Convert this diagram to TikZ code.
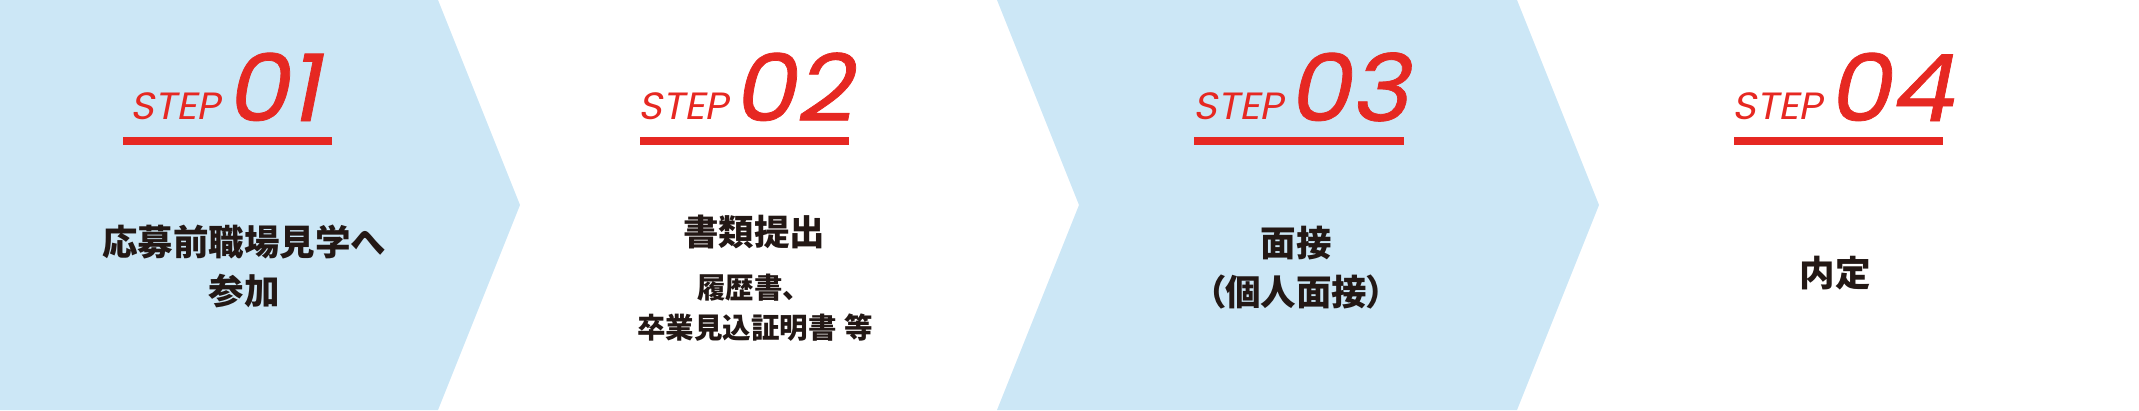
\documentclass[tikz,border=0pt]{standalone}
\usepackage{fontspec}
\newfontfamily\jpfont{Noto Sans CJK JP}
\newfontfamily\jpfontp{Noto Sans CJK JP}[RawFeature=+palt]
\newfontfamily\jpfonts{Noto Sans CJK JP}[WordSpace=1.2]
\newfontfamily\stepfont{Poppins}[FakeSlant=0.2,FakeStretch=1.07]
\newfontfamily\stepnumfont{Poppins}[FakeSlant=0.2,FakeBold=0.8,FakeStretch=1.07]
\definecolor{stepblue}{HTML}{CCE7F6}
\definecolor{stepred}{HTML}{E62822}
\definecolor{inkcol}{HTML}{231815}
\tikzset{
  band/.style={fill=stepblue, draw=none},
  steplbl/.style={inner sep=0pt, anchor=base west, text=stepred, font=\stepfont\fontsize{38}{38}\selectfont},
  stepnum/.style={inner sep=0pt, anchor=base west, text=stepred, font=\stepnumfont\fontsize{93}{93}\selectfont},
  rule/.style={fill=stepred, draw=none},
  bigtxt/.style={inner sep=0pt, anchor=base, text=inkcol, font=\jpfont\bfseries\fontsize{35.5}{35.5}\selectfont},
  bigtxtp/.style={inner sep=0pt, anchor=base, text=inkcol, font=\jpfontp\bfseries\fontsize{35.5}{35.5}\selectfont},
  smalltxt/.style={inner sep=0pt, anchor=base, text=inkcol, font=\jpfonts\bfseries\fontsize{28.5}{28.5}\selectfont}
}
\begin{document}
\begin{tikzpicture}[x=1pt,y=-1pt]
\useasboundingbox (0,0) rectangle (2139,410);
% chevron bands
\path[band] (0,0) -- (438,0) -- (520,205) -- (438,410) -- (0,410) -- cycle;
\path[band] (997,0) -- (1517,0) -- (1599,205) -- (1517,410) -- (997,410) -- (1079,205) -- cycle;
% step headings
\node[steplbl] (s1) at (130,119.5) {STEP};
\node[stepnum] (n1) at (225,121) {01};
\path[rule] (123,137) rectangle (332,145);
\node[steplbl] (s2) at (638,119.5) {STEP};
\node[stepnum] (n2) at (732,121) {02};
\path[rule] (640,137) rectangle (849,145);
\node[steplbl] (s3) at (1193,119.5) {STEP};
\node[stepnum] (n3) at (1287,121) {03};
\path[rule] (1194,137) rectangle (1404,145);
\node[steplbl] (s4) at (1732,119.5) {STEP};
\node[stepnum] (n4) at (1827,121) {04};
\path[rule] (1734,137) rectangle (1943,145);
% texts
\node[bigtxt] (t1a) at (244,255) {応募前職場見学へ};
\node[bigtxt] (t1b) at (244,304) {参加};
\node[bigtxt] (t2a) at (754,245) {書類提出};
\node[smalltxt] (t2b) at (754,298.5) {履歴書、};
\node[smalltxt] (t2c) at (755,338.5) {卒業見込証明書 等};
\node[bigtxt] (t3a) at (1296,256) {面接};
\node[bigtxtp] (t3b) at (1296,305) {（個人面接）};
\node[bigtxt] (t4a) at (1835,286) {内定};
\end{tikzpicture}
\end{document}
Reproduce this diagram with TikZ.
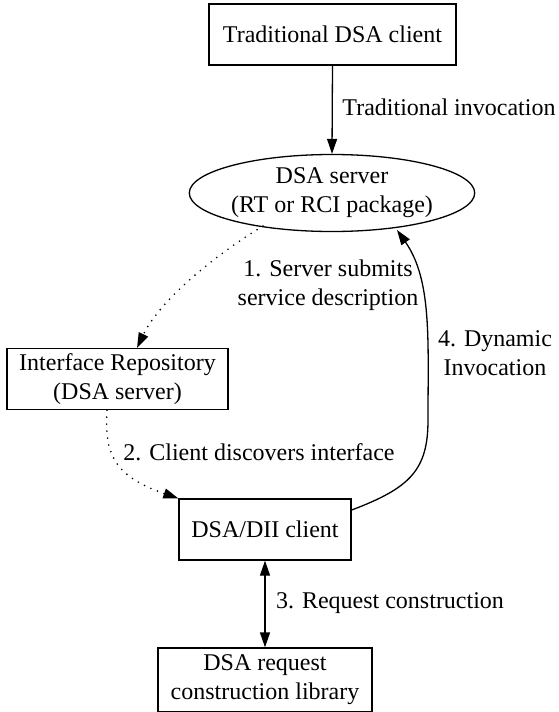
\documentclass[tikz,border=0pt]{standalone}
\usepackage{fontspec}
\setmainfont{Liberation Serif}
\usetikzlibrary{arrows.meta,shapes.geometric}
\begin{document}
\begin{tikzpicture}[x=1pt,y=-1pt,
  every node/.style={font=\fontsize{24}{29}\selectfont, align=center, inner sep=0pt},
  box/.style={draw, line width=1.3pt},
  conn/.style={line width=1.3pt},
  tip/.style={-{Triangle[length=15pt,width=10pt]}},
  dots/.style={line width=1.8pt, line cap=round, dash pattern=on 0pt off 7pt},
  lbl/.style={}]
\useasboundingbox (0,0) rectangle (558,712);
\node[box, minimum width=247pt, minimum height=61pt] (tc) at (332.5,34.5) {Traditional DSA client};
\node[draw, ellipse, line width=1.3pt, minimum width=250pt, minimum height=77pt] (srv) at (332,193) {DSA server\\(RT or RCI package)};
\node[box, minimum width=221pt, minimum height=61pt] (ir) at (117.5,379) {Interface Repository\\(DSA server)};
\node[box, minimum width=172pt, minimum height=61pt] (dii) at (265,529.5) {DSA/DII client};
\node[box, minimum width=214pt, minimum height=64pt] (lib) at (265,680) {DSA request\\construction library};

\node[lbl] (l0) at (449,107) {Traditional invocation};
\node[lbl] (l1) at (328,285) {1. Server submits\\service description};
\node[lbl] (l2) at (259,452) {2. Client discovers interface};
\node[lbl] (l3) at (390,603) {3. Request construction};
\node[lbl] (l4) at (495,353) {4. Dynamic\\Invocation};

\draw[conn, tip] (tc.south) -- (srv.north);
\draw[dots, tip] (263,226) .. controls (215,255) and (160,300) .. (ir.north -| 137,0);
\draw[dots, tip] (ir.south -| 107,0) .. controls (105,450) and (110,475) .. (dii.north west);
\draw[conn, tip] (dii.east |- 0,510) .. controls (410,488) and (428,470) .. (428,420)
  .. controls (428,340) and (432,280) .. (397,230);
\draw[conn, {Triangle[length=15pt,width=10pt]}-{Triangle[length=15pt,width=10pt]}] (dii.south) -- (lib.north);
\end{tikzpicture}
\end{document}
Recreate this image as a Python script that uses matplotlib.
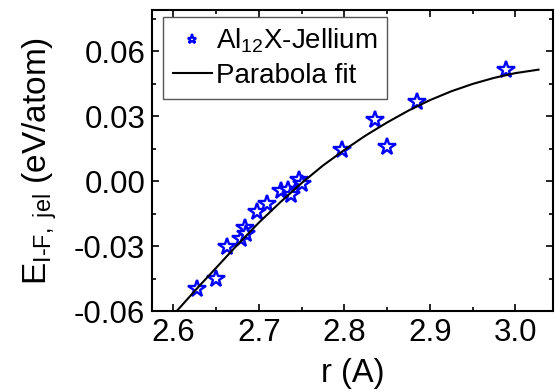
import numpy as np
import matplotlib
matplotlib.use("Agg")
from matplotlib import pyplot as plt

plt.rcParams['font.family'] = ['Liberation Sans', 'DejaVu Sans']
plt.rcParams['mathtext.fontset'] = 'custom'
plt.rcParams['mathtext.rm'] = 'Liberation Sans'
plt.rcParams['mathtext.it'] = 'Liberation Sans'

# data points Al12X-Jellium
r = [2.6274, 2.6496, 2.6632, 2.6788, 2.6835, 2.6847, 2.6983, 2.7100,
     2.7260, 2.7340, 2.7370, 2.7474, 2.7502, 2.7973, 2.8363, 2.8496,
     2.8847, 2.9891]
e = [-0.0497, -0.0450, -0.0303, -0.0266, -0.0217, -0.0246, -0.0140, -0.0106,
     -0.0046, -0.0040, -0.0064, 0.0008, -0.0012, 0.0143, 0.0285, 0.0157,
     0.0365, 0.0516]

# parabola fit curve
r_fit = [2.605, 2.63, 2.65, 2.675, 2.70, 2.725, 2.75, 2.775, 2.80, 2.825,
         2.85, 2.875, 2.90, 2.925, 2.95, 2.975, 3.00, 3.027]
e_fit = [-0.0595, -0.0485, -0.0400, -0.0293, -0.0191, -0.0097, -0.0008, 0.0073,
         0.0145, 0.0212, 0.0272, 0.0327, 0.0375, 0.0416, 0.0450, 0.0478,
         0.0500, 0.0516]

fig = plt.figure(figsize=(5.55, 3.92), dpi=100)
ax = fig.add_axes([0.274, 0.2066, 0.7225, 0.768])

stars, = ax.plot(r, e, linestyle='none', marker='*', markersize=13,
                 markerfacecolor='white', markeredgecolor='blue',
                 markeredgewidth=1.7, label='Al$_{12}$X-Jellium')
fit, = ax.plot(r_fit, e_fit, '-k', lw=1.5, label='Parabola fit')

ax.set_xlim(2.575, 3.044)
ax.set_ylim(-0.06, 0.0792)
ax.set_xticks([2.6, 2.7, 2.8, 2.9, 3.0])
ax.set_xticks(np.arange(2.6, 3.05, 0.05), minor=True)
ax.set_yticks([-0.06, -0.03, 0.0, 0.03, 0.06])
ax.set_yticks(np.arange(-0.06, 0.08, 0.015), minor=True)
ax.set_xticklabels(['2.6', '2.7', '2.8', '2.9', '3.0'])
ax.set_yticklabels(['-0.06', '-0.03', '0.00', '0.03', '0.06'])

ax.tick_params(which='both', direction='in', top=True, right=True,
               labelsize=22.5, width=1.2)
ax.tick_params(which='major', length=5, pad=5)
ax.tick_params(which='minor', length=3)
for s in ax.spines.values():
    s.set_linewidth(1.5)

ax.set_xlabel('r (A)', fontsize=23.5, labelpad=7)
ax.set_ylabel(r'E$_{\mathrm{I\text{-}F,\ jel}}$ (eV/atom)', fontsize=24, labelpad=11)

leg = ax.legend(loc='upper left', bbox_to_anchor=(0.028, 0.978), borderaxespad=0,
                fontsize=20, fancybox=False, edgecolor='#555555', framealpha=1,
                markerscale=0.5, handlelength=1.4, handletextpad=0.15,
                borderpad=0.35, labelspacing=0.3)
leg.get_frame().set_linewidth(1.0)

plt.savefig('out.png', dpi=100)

▬▬▬▬▬▬

**Instruction**.
Pictures should be left out. Retype only the run of lines from the line containing "Recreate this image" to the line containing "fit, = ax.plot(r_fit, e_fit, '-k', lw=1.5, label='Parabola", inclusive.

**Correct answer**.
Recreate this image as a Python script that uses matplotlib.
import numpy as np
import matplotlib
matplotlib.use("Agg")
from matplotlib import pyplot as plt

plt.rcParams['font.family'] = ['Liberation Sans', 'DejaVu Sans']
plt.rcParams['mathtext.fontset'] = 'custom'
plt.rcParams['mathtext.rm'] = 'Liberation Sans'
plt.rcParams['mathtext.it'] = 'Liberation Sans'

# data points Al12X-Jellium
r = [2.6274, 2.6496, 2.6632, 2.6788, 2.6835, 2.6847, 2.6983, 2.7100,
     2.7260, 2.7340, 2.7370, 2.7474, 2.7502, 2.7973, 2.8363, 2.8496,
     2.8847, 2.9891]
e = [-0.0497, -0.0450, -0.0303, -0.0266, -0.0217, -0.0246, -0.0140, -0.0106,
     -0.0046, -0.0040, -0.0064, 0.0008, -0.0012, 0.0143, 0.0285, 0.0157,
     0.0365, 0.0516]

# parabola fit curve
r_fit = [2.605, 2.63, 2.65, 2.675, 2.70, 2.725, 2.75, 2.775, 2.80, 2.825,
         2.85, 2.875, 2.90, 2.925, 2.95, 2.975, 3.00, 3.027]
e_fit = [-0.0595, -0.0485, -0.0400, -0.0293, -0.0191, -0.0097, -0.0008, 0.0073,
         0.0145, 0.0212, 0.0272, 0.0327, 0.0375, 0.0416, 0.0450, 0.0478,
         0.0500, 0.0516]

fig = plt.figure(figsize=(5.55, 3.92), dpi=100)
ax = fig.add_axes([0.274, 0.2066, 0.7225, 0.768])

stars, = ax.plot(r, e, linestyle='none', marker='*', markersize=13,
                 markerfacecolor='white', markeredgecolor='blue',
                 markeredgewidth=1.7, label='Al$_{12}$X-Jellium')
fit, = ax.plot(r_fit, e_fit, '-k', lw=1.5, label='Parabola fit')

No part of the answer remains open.